GMP: It’s interesting that you say he was soft-spoken and very calming, and things like that. I was wondering if you ever saw any kind of machismo in him alongside that? There’s a section in the book where you talk about how your brother saw you getting hassled by two guys on the street, and told you that the next time they came by you had to beat them up—and you did. Did that kind of “toughness” come from your dad?
OH: That was really just a memory that stood in my mind as being this moment when I crossed over into participation in the real world. You need to assert yourself, occasionally, because people can be very cruel, and mean-hearted, for no other reason than they just feel like it. Some people get off on being mean. But I don’t recall my father having been cruel to anyone, at least not on purpose.
GMP: What about his approach to women? Was that soft-spoken and gentlemanly, too?
OH: No, well… I had a godfather who was gay, and it took me years to realize that he was quite, uh, different from my father. But one day it really landed on me, because we were walking down the street, my godfather and my father, and this really shapely woman walked by and my father did this take on her—and then a nice-looking guy walked by and my godfather did the same!

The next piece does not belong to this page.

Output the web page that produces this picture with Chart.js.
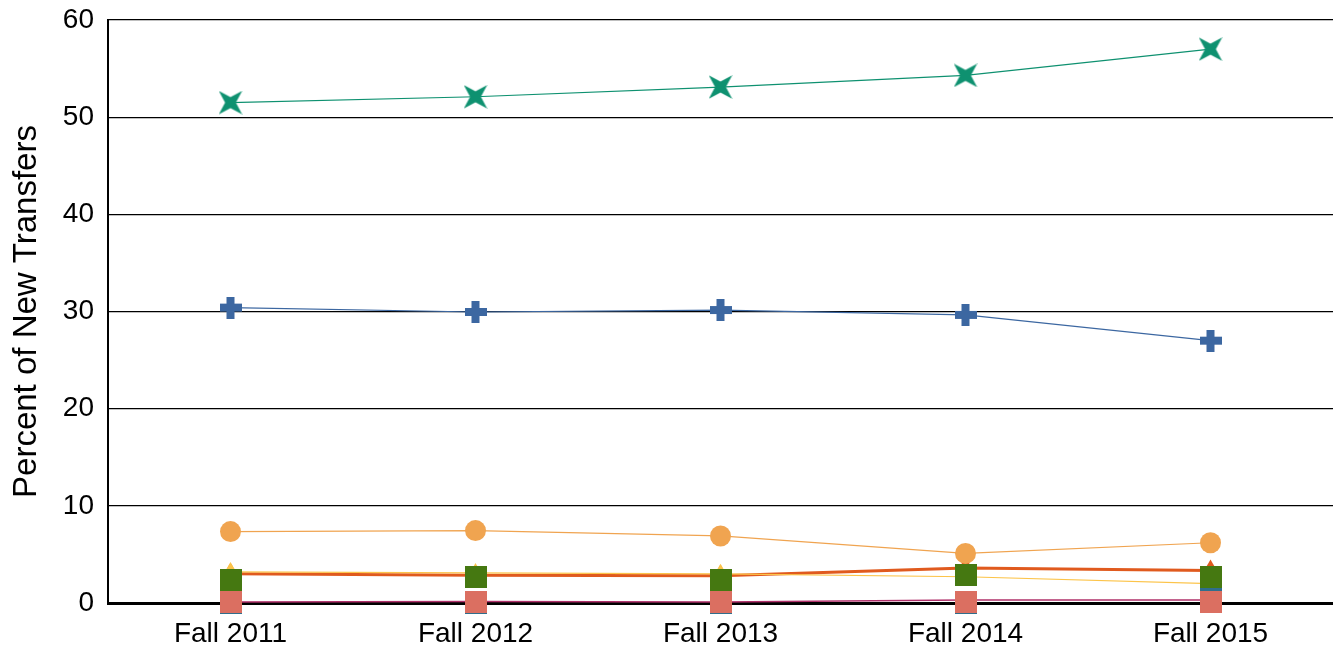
<!DOCTYPE html>
<html>
<head>
<meta charset="utf-8">
<script src="https://cdn.jsdelivr.net/npm/chart.js@4"></script>
<style>
html,body{margin:0;padding:0;background:#fff;overflow:hidden;}
#wrap{width:1333px;height:649px;position:relative;}
</style>
</head>
<body>
<div id="wrap"><canvas id="c"></canvas></div>
<script>
const categories = ["Fall 2011", "Fall 2012", "Fall 2013", "Fall 2014", "Fall 2015"];
const yTicks = [0, 10, 20, 30, 40, 50, 60];
const starSeries   = [51.5, 52.1, 53.1, 54.3, 57.0];
const crossSeries  = [30.4, 29.95, 30.15, 29.65, 27.0];
const circleSeries = [7.35, 7.45, 6.9, 5.1, 6.2];
const redSeries    = [3.0, 2.85, 2.8, 3.6, 3.35];
const yellowSeries = [3.2, 3.1, 3.0, 2.7, 2.0];
const greenSeries  = [2.4, 2.7, 2.4, 2.9, 2.7];
const tealSeries   = [0.0, 0.0, 0.0, 0.0, 1.2];
const pinkSeries   = [0.1, 0.1, 0.1, 0.1, 0.1];
const purpleSeries = [0.1, 0.15, 0.1, 0.3, 0.3];

function makeStar(color){
  const s = 24, c = document.createElement('canvas');
  c.width = s; c.height = s;
  const g = c.getContext('2d'), m = s/2, r = s/2*1.38, ir = 5.4;
  g.fillStyle = color; g.beginPath();
  for (let i = 0; i < 8; i++) {
    const a = -Math.PI*3/4 + i*Math.PI/4;
    const rr = i % 2 === 0 ? r : ir;
    const x = m + rr*Math.cos(a), y = m + rr*Math.sin(a);
    i === 0 ? g.moveTo(x, y) : g.lineTo(x, y);
  }
  g.closePath(); g.fill();
  return c;
}
function makePlus(color){
  const s = 22, t = 8, c = document.createElement('canvas');
  c.width = s; c.height = s;
  const g = c.getContext('2d');
  g.fillStyle = color;
  g.fillRect((s-t)/2, 0, t, s);
  g.fillRect(0, (s-t)/2, s, t);
  return c;
}
function makeSquare(color){
  const s = 22, c = document.createElement('canvas');
  c.width = s; c.height = s;
  const g = c.getContext('2d');
  g.fillStyle = color; g.fillRect(0, 0, s, s);
  return c;
}

function ds(label, data, color, opts){
  return Object.assign({
    label, data,
    borderColor: color, backgroundColor: color,
    pointBackgroundColor: color, pointBorderColor: color,
    pointBorderWidth: 0, borderWidth: 1.2, tension: 0, clip: false,
    pointHoverRadius: 0
  }, opts);
}

const datasets = [
  ds('Pink', pinkSeries, '#db6f61', {pointStyle: makeSquare('#db6f61'), pointRadius: 11, borderWidth: 0, showLine: false, order: 1}),
  ds('Star', starSeries, '#0e9170', {pointStyle: makeStar('#0e9170'), pointRadius: 11, order: 2}),
  ds('Cross', crossSeries, '#3c67a1', {pointStyle: makePlus('#3c67a1'), pointRadius: 11, order: 3}),
  ds('Circle', circleSeries, '#f0a450', {pointStyle: 'circle', pointRadius: 10.5, order: 4}),
  ds('Green', greenSeries, '#457811', {pointStyle: makeSquare('#457811'), pointRadius: 11, borderWidth: 0, showLine: false, order: 5}),
  ds('Teal', tealSeries, '#2f6e8c', {pointStyle: makeSquare('#2f6e8c'), pointRadius: 11, borderWidth: 0, showLine: false, order: 6}),
  ds('Yellow', yellowSeries, '#fcc44a', {pointStyle: 'triangle', pointRadius: 10, borderWidth: 1.2, order: 7}),
  ds('Red', redSeries, '#e05a1e', {pointStyle: 'triangle', pointRadius: 11, borderWidth: 3, order: 8}),
  ds('Purple', purpleSeries, '#b0306a', {pointRadius: 0, borderWidth: 1.5, order: 9})
];

new Chart(document.getElementById('c'), {
  type: 'line',
  data: { labels: categories, datasets },
  options: {
    responsive: true, maintainAspectRatio: false, animation: false,
    layout: { autoPadding: false, padding: { top: 20, right: 0, left: 0, bottom: 0 } },
    plugins: { legend: { display: false }, tooltip: { enabled: false } },
    scales: {
      x: {
        offset: true,
        grid: { display: false, drawTicks: false },
        border: { display: true, color: '#000', width: 3 },
        ticks: { color: '#000', font: { family: 'Liberation Sans', size: 28 }, padding: 14 },
        afterFit(s){ s.height = 46; s.paddingLeft = 0; s.paddingRight = 0; }
      },
      y: {
        min: 0, max: 60,
        afterBuildTicks(s){ s.ticks = yTicks.map(v => ({value: v})); },
        grid: { color: '#000', lineWidth: 1.2, drawTicks: false },
        border: { display: true, color: '#000', width: 2 },
        ticks: { color: '#000', font: { family: 'Liberation Sans', size: 28 }, padding: 14 },
        title: { display: true, text: 'Percent of New Transfers', color: '#000', font: { family: 'Liberation Sans', size: 33 }, padding: { top: 7, bottom: 0 } },
        afterFit(s){ s.width = 108; s.paddingTop = 0; s.paddingBottom = 0; }
      }
    }
  }
});
</script>
</body>
</html>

But I would say that the sort of expanded machista thing I dwell on in Mambo Kings, where the guy’s a womanizer and all that, I think that’s based partly on the fact that my father definitely liked women, and there was always this family myth was that he fooled around a lot, although I never saw it myself.
On the other hand, in terms of my fiction, this whole obsession with maleness and sexual prowess really came down to a way of reflecting on the human body as being this vehicle, to use a Buddhist term, that basically passes with time. So if it seems to be about a macho stereotype at times, it’s really a wolf in sheep’s clothing, or vice versa, because in fact what I wanted to do was make the book a meditation on the futility of physical vanity.
But culturally speaking I don’t recall that my father was at all sexist… He did like being around women. I guess a lot of folks are like that.
GMP: You mention in the book that, though all the interviews you did for Mambo Kings stoked your ego, you usually didn’t enjoy doing them. So what’s one question that I could ask you, to finish up with, that you would enjoy being asked?
OH: I guess the question I would like to be asked is… Do I feel that my writing might have value for youngsters today? Thoughts Without Cigarettes is the kind of book I wish I could have read when I was a kid, because it points out how circumstance can define your life, and that you shouldn’t get too hard or down on yourself.
Because I guess I still see myself—even though I’m generations apart—as having an affinity with the new Latinos in this country. There are millions of kids out there who are wondering about their identities, and maybe some part of them—because of the media, or because of what’s hip now, or because of what they perceive from the internet or whatever their means of seeing the world is—can be down on themselves, because of how Latinos are sometimes talked about, particularly with immigration issues and all that.
So the question I would like to be asked is, do I feel that my book would have value for kids trying to find themselves in terms of their own identity and how they fit in. And I would hope the answer would be yes.